Lunch will be served.
This event is hosted by the Bech-Loughlin Frist Amendment Center, and co-sponsored by the Clements Center for National Security, The School of Civic Leadership, and The Strauss Center for International Security and Law.
Directions to the Francis Auditorium can be found here.
PANELISTS
Juan Miguel Matheus is the current resident Bowden Fellow at Texas Law and professor of Political and Constitutional Theory at Universidad Monteávila (Caracas, Venezuela). He obtained his Ph.D. in Constitutional Law from the University of Navarra (Pamplona, Spain) and has been a visiting professor at several universities across Ibero-America. He is also an Affiliate at the Constitutional Law Center of Stanford University. In 2015, he was elected as a Deputy to the National Assembly of Venezuela, where he served as President of the Committee for the Defense of the Constitution and the Committee for the Reform of the Judiciary.
Diego A. Zambrano’s primary research and teaching interests lie in the areas of civil procedure and comparative law. A central focus of his research is private enforcement—the distinctively American phenomenon of regulating major policy areas through private litigation rather than public agencies. Professor Zambrano is authoring a book on this subject, How Americans Enforce the Law, which traces the historical roots of this regulatory approach and evaluates where private enforcement is effective and where it falls short, including his critique of its use in areas like environmental law. He also has an interest in comparative constitutional law and legal developments related to Latin America. Professor Zambrano is the Associate Dean for Global Programs and faculty director of the Neukom Center for the Rule of Law. In 2021, Professor Zambrano received the Barbara Allen Babcock Award for Excellence in Teaching.
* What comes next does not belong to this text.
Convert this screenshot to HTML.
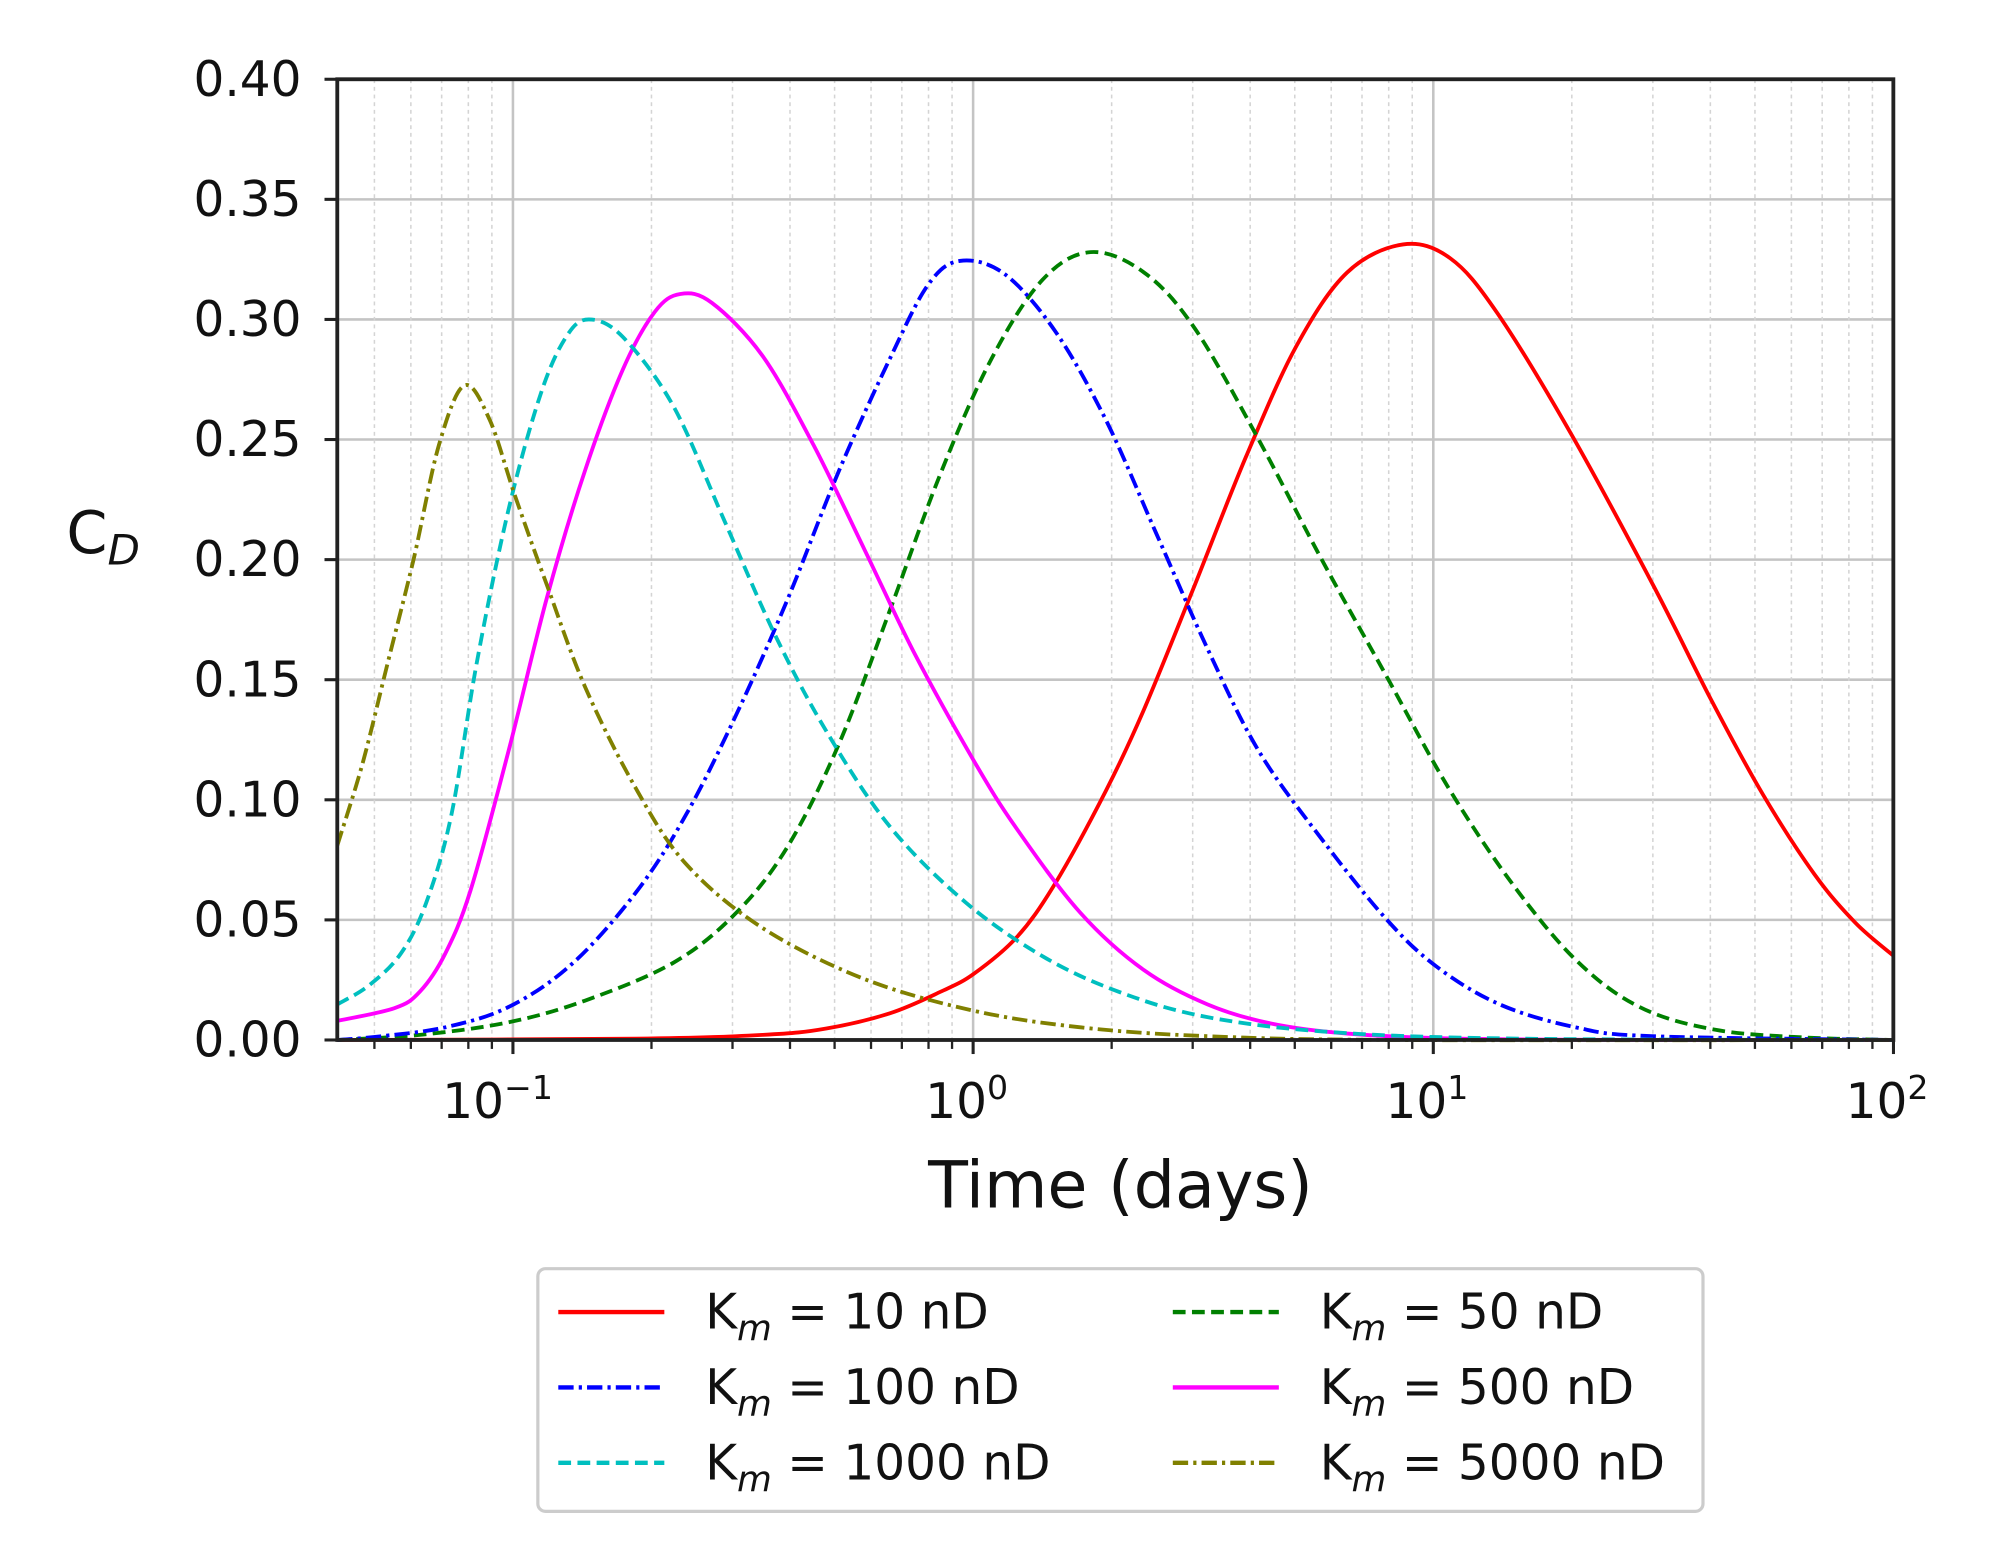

Professor Kurt Weyland’s research interests focus on democratization and authoritarian rule, on social policy and policy diffusion, and on populism in Latin America and Europe. He has drawn on a range of theoretical and methodological approaches, including insights from cognitive psychology, and has done extensive field research in Argentina, Bolivia, Brazil, Chile, Costa Rica, Peru, and Venezuela. After receiving a Staatsexamen from Johannes-Gutenberg Universitat Mainz in 1984, a M.A. from UT in 1986, and a Ph.D. from Stanford University in 1991, he taught for ten years at Vanderbilt University and joined UT in 2001. He has received research support from the SSRC and NEH and was a fellow at the Woodrow Wilson Center in Washington, DC, in 1999/2000 and at the Kellogg Institute, University of Notre Dame, in 2004/05. From 2001 to 2004, he served as Associate Editor of the Latin American Research Review.